No ano que ora termina é com amargura e ansiedade que se aguardam os atos eleitorais do ano que aí vem. Nunca foi tão fácil para os denagogos chegarem ao poder pela via democrática. Na Turquia Erdogan recebeu o apoio eleitoral para destruir a laicidade e as liberdades, para prender jornalistas, professores e todos os livres-pensadores, e Trump já lhe deu luz verde para continuar o genocídio dos curdos ao abandonar a Síria.

O novo ano começa com uma metáfora cruel dos tempos que se avizinham.

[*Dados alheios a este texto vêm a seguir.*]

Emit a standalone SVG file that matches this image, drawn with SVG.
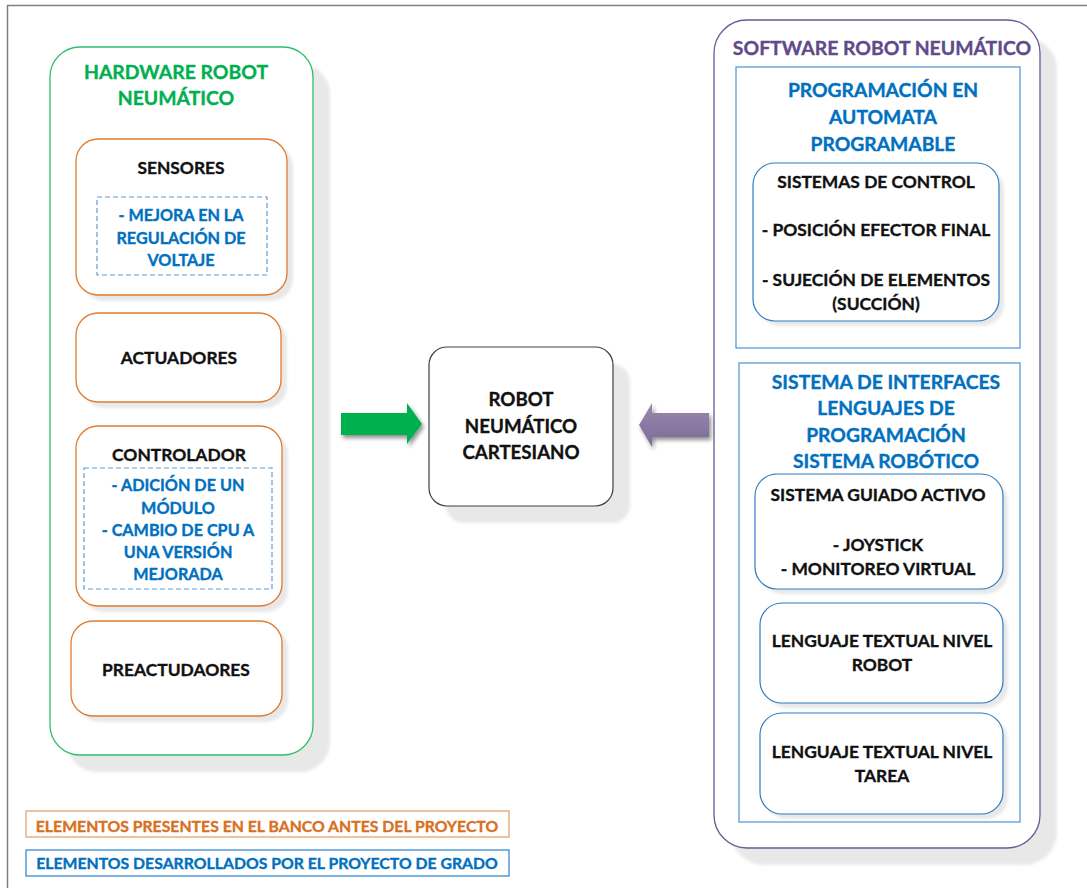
<svg xmlns="http://www.w3.org/2000/svg" width="1087" height="888" viewBox="0 0 1087 888">
  <defs>
    <filter id="soft" x="-10%" y="-10%" width="120%" height="120%">
      <feGaussianBlur stdDeviation="1.5"/>
    </filter>
    <filter id="arrowShadow" x="-20%" y="-30%" width="140%" height="160%">
      <feGaussianBlur in="SourceAlpha" stdDeviation="2"/>
      <feOffset dx="2" dy="3"/>
      <feComponentTransfer><feFuncA type="linear" slope="0.45"/></feComponentTransfer>
      <feMerge><feMergeNode/><feMergeNode in="SourceGraphic"/></feMerge>
    </filter>
    <linearGradient id="purpleFill" x1="0" y1="0" x2="0" y2="1">
      <stop offset="0" stop-color="#9a8bb0"/>
      <stop offset="0.5" stop-color="#8a79a2"/>
      <stop offset="1" stop-color="#7c6b96"/>
    </linearGradient>
  </defs>
  <style>
    text { font-family: Lato, "Liberation Sans", sans-serif; font-weight: bold; text-anchor: middle; dominant-baseline: central; stroke-width: 0.35px; }
    .shadow { fill: #e8e8e8; filter: url(#soft); }
    .box { fill: #ffffff; }
    .orange { stroke: #e07b2e; stroke-width: 1.3; }
    .blue { stroke: #2e7cc4; stroke-width: 1.2; }
    .frameBlue { fill: #ffffff; stroke: #5b9bd5; stroke-width: 1.3; }
    .dash { fill: none; stroke: #5b9bd5; stroke-width: 1.2; stroke-dasharray: 5 3; }
    .black { fill: #111111; stroke: #111111; font-size: 17.4px; }
    .blueText { fill: #0070c0; stroke: #0070c0; font-size: 16.2px; }
    .headBlue { fill: #0070c0; stroke: #0070c0; font-size: 19.3px; }
    .green { fill: #00b050; stroke: #00b050; font-size: 19.4px; }
    .purple { fill: #5f4b8b; stroke: #5f4b8b; font-size: 19.4px; }
    .robot { fill: #111111; stroke: #111111; font-size: 18.7px; }
    .legend { font-size: 15.8px; }
  </style>

  <rect width="1087" height="888" fill="#ffffff"/>
  <!-- page frame -->
  <path d="M7.5 888 V5.5 H1087" fill="none" stroke="#7f7f7f" stroke-width="1.5"/>

  <!-- hardware column -->
  <g id="hardware">
    <rect class="shadow" x="67" y="64" width="263" height="708" rx="30"/>
    <rect class="box" x="50" y="47" width="263" height="708" rx="30" stroke="#2fbf6a" stroke-width="1.3"/>
    <text class="green" x="176" y="71">HARDWARE ROBOT</text>
    <text class="green" x="176" y="97">NEUMÁTICO</text>
  </g>

  <g id="sensores">
    <rect class="shadow" x="82" y="145" width="211" height="156" rx="22"/>
    <rect class="box orange" x="76" y="139" width="211" height="156" rx="22"/>
    <text class="black" x="181" y="167">SENSORES</text>
    <rect class="dash" x="97" y="197" width="170" height="78"/>
    <text class="blueText" x="181" y="214">- MEJORA EN LA</text>
    <text class="blueText" x="181" y="237">REGULACIÓN DE</text>
    <text class="blueText" x="181" y="259">VOLTAJE</text>
  </g>

  <g id="actuadores">
    <rect class="shadow" x="82" y="319" width="205" height="89" rx="22"/>
    <rect class="box orange" x="76" y="313" width="205" height="89" rx="22"/>
    <text class="black" x="179" y="357">ACTUADORES</text>
  </g>

  <g id="controlador">
    <rect class="shadow" x="82" y="432" width="206" height="180" rx="22"/>
    <rect class="box orange" x="76" y="426" width="206" height="180" rx="22"/>
    <text class="black" x="179" y="454">CONTROLADOR</text>
    <rect class="dash" x="84" y="468" width="188" height="121"/>
    <text class="blueText" x="178" y="484">- ADICIÓN DE UN</text>
    <text class="blueText" x="178" y="507">MÓDULO</text>
    <text class="blueText" x="178" y="529">- CAMBIO DE CPU A</text>
    <text class="blueText" x="178" y="551">UNA VERSIÓN</text>
    <text class="blueText" x="178" y="573">MEJORADA</text>
  </g>

  <g id="preactuadores">
    <rect class="shadow" x="77" y="627" width="211" height="95" rx="22"/>
    <rect class="box orange" x="71" y="621" width="211" height="95" rx="22"/>
    <text class="black" x="176" y="669">PREACTUDAORES</text>
  </g>

  <!-- central robot -->
  <g id="robot">
    <rect class="shadow" x="446" y="364" width="184" height="159" rx="18"/>
    <rect class="box" x="429" y="347" width="184" height="159" rx="18" stroke="#404040" stroke-width="1.2"/>
    <text class="robot" x="521" y="399">ROBOT</text>
    <text class="robot" x="521" y="426">NEUMÁTICO</text>
    <text class="robot" x="521" y="452">CARTESIANO</text>
  </g>

  <!-- software column -->
  <g id="software">
    <rect class="shadow" x="731" y="37" width="326" height="828" rx="33"/>
    <rect class="box" x="714" y="20" width="326" height="828" rx="33" stroke="#6a5a96" stroke-width="1.3"/>
    <text class="purple" x="882" y="47">SOFTWARE ROBOT NEUMÁTICO</text>
  </g>

  <g id="programacion">
    <rect class="frameBlue" x="736" y="67" width="284" height="281"/>
    <text class="headBlue" x="883" y="89">PROGRAMACIÓN EN</text>
    <text class="headBlue" x="883" y="116">AUTOMATA</text>
    <text class="headBlue" x="883" y="143">PROGRAMABLE</text>
  </g>

  <g id="sistemas-control">
    <rect class="shadow" x="758" y="168" width="246" height="158" rx="22"/>
    <rect class="box blue" x="753" y="163" width="246" height="158" rx="22"/>
    <text class="black" x="876" y="181">SISTEMAS DE CONTROL</text>
    <text class="black" x="876" y="229">- POSICIÓN EFECTOR FINAL</text>
    <text class="black" x="876" y="279">- SUJECIÓN DE ELEMENTOS</text>
    <text class="black" x="876" y="303">(SUCCIÓN)</text>
  </g>

  <g id="interfaces">
    <rect class="frameBlue" x="739" y="363" width="281" height="459"/>
    <text class="headBlue" x="886" y="381">SISTEMA DE INTERFACES</text>
    <text class="headBlue" x="886" y="407">LENGUAJES DE</text>
    <text class="headBlue" x="886" y="434">PROGRAMACIÓN</text>
    <text class="headBlue" x="886" y="460">SISTEMA ROBÓTICO</text>
  </g>

  <g id="guiado">
    <rect class="shadow" x="760" y="479" width="248" height="115" rx="22"/>
    <rect class="box blue" x="755" y="474" width="248" height="115" rx="22"/>
    <text class="black" x="878" y="494">SISTEMA GUIADO ACTIVO</text>
    <text class="black" x="878" y="544">- JOYSTICK</text>
    <text class="black" x="878" y="568">- MONITOREO VIRTUAL</text>
  </g>

  <g id="nivel-robot">
    <rect class="shadow" x="765" y="608" width="243" height="100" rx="22"/>
    <rect class="box blue" x="760" y="603" width="243" height="100" rx="22"/>
    <text class="black" x="882" y="640">LENGUAJE TEXTUAL NIVEL</text>
    <text class="black" x="882" y="664">ROBOT</text>
  </g>

  <g id="nivel-tarea">
    <rect class="shadow" x="765" y="718" width="243" height="101" rx="22"/>
    <rect class="box blue" x="760" y="713" width="243" height="101" rx="22"/>
    <text class="black" x="882" y="751">LENGUAJE TEXTUAL NIVEL</text>
    <text class="black" x="882" y="775">TAREA</text>
  </g>

  <!-- block arrows into the robot -->
  <g id="connectors">
    <polygon points="341,413 407,413 407,403 422,424 407,444 407,435 341,435" fill="#00b050" filter="url(#arrowShadow)"/>
    <polygon points="709,413 652,413 652,403 639,425 652,447 652,437 709,437" fill="url(#purpleFill)" filter="url(#arrowShadow)"/>
  </g>

  <!-- legend -->
  <g id="legend">
    <rect x="26" y="811" width="483" height="26" fill="#ffffff" stroke="#e8a36e" stroke-width="1.3"/>
    <text class="legend" x="267" y="825" fill="#d8701f" stroke="#d8701f">ELEMENTOS PRESENTES EN EL BANCO ANTES DEL PROYECTO</text>
    <rect x="26" y="850" width="483" height="26" fill="#ffffff" stroke="#3a8ad0" stroke-width="1.3"/>
    <text class="legend" x="267" y="862" fill="#0070c0" stroke="#0070c0">ELEMENTOS DESARROLLADOS POR EL PROYECTO DE GRADO</text>
  </g>
</svg>
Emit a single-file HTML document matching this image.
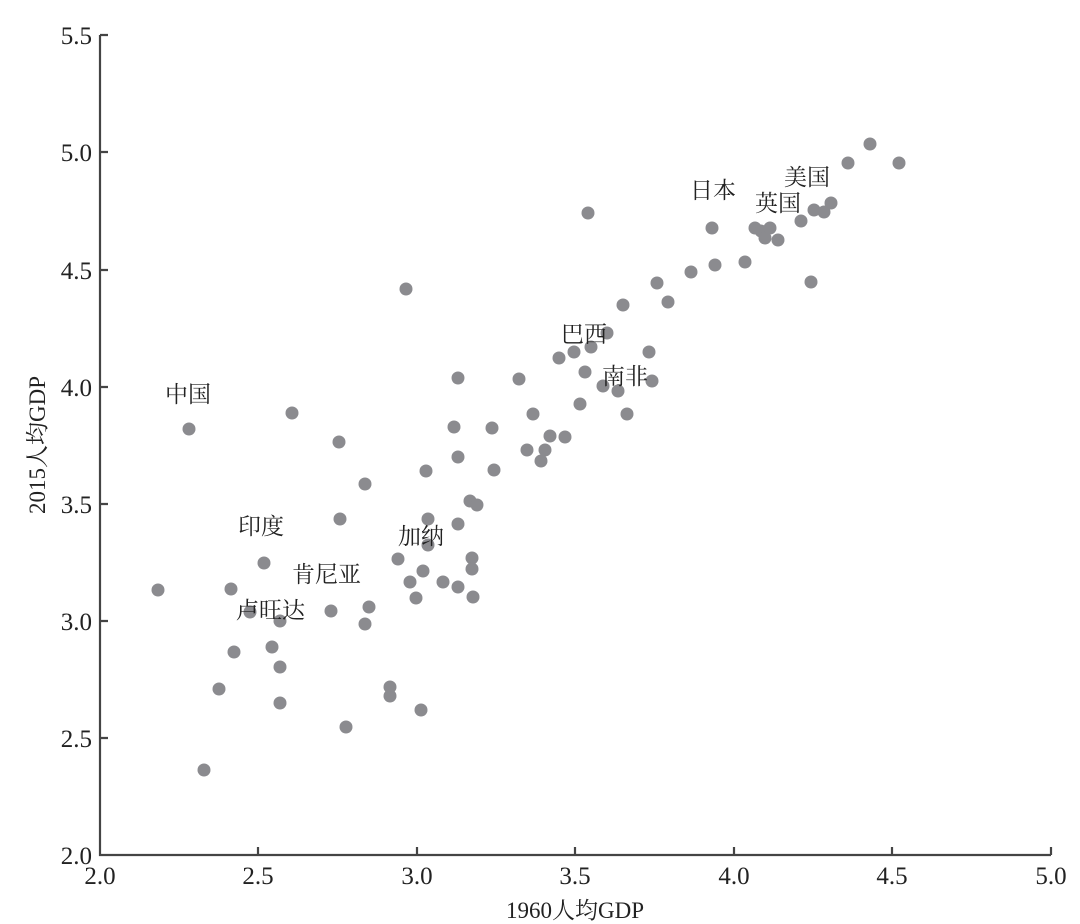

Bolsonaro toma posse no Brasil.

A Europa, abandonada pelos deuses, esquecida do passado, arrisca-se a não ter futuro.

Comentários

joao pedro disse…

O Carlos comete o pecado de esquecer que há uma parte da Europa, que vai até aos Urais, que na esteira do Renascimento, do Iluminismo, da Revolução Francesa, por si exaltados - e bem - ofereceu ao Mundo o maior acontecimento do Século XX e, porventura, do 2º Milénio. Esqueceu-se que Leninegrado também é aquela Europa…
Talvez por isso demonize Putin. Assim, Carlos, não há esperança para os que assim pensam...

João Pedro (JPedro1917@gmail.com)

Ps: Bom ano.
Cristina Matos:

Não me esqueci da Europa até aos Urais de que falava De Gaulle e que os geógrafos acolhem. Aliás, a Rússia europeia tem mais de Europa do que os EUA.

A Europa é e será «Hoje, [e sempre] a península ocidental da Eurásia, mas cada vez mais irrelevante. Não é o espaço físico que está em causa, é a herança civilizacional, em que ambos nos revemos, que está ameaçada.

Boa Ano.
e-pá! disse…
A Europa - seja ela a geográfica, a política e/ou a cultural - encontra-se 'ensanduichada' entre um Ocidente mais a ocidente (o 'novo Mundo') e o Oriente extremo (para além do próximo e do médio) e asfixia.
Falta espaço político para se afirmar e os louros do civilização greco-romana já murcharam.
Entre um Ocidente ameaçado na sua hegemonia (política e económica) e um Oriente em levantamento (a despertar, a crescer) - para usar um 'expressão passiana' - venha o diabo e escolha.
Na realidade, estamos a assistir ao fim de mais um 'Império'. Grande parte dos problemas estão associados a esse facto, isto é, todos sabemos, pela História (universal), que o fim dos Impérios é, sempre, convulsivo.

O problema é que, nos tempos recentes (na contemporaneidade), a Europa não foi capaz de se tornar uma charneira ativa, autónoma e decisiva para o Mundo em convulsiva ebulição que se avizinha (e adivinha), nem conseguiu adotar uma via própria que o trajeto político e histórico lhe proporcionava e rejeitou. Preferiu alinhar-se, ou melhor, 'aninhar-se'.
Neste momento, a Europa está condenada a cair com o fim da hegemonia americana que se antevê. E essa queda será sempre traumática.
Convinha recordar uma asserção de Franklin Roosevelt (o presidente americano da II Guerra Mundial): "Nossa história será determinada mais por nossa posição sobre o Pacífico frente à China do que sobre o Atlântico frente à Europa".
Definitivamente perdemos a batalha do Pacífico (no sentido geográfico, económico e no da conciliação de interesses político-militares).

Deplorável - essencialmente para a Europa - é que as linhas mestras da atual política, dita ocidental, seja, ainda, uma cega 'aliança atlantista', incapaz de perscrutar o futuro (tão próximo) e as mudanças (tão evidentes).